Fun · 5 min read · Published Mar 5, 2026
16-Type Compatibility: Don’t Memorize 256 Pairs—Read These 3 Patterns Instead
When a “great match” still feels off, it’s often a pattern mismatch, not a broken chart. Use these three lenses, then pull a shareable card to start an easy conversation.
Compatibility charts are fun because they do one thing really well: they help you picture “what we look like together” in one line.
But you’ve probably had this moment:
“It said we’re a great match… so why are we clashing today?”
Most of the time, it’s not that the pairing is “wrong.” It’s that your conversation habits are out of sync that day. So instead of treating compatibility as a fixed verdict, it’s more useful (and honestly more interesting) to look at where chemistry sparks and where it slips.

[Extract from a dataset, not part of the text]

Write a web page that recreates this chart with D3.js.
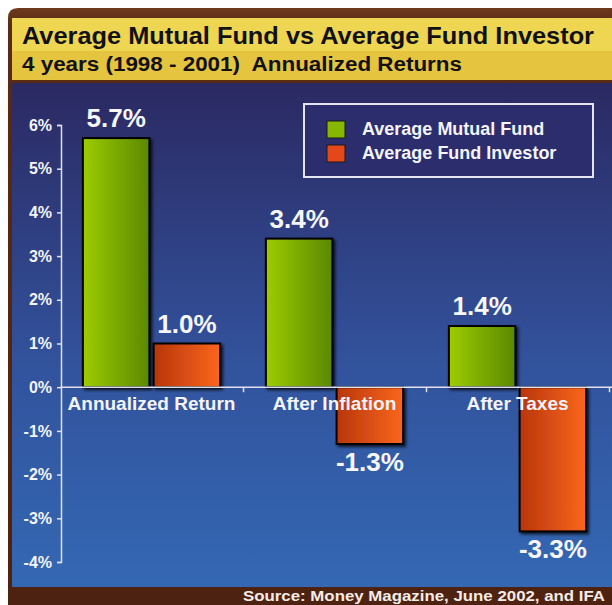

Why pair descriptions feel so satisfying (and where they fail)
Pair descriptions work because they’re shareable.
- They’re easy to summarize
- They have that “wow, that’s us” hook
- They’re light enough to drop into a chat without pressure
The issue is the “256-combo list” approach gets boring fast. And in real relationships, a lot of friction comes from pattern gaps, not the label itself.
Three patterns that explain most “weird days”
If you keep only these three in mind, a lot of mismatches become predictable.
1) Rhythm (E/I): recharge + reply tempo
Some people recharge by being together; others need solo reset time. Both are normal—timing is the problem.
- “Slow reply = no interest” is a common mistranslation
- Sometimes it simply means “I need a reset window”
2) Filter (N/S): where the story starts
Two people can see the same event and start on different pages.
- N starts with meaning and possibilities: “What does this mean?”
- S starts with facts and specifics: “What actually happened?”
Neither is better—your conversation’s opening scene is just different.
3) Operations (T/F + J/P): solve vs soothe, calendar vs “we’ll see”
In conflict:
- one person goes straight to solutions (“Here’s what we should do”)
- the other wants feelings acknowledged first (“Here’s how I felt”)
And with plans:
- J prefers fixed structure
- P prefers flexible flow
This isn’t a character flaw—it’s an operating style difference.
A simple way to check it without overthinking
On days you don’t want to explain everything, a single card is easier.
- Pick two types
- Read the four sections once: good points / friction points / tips / today’s questions
- Ask: “Which part hits us the most?”
Try it here: Pull a 16-type compatibility card
Final note: don’t over-invest—do talk
Treat compatibility as a conversation starter, not a verdict.
Laugh today, update each other tomorrow.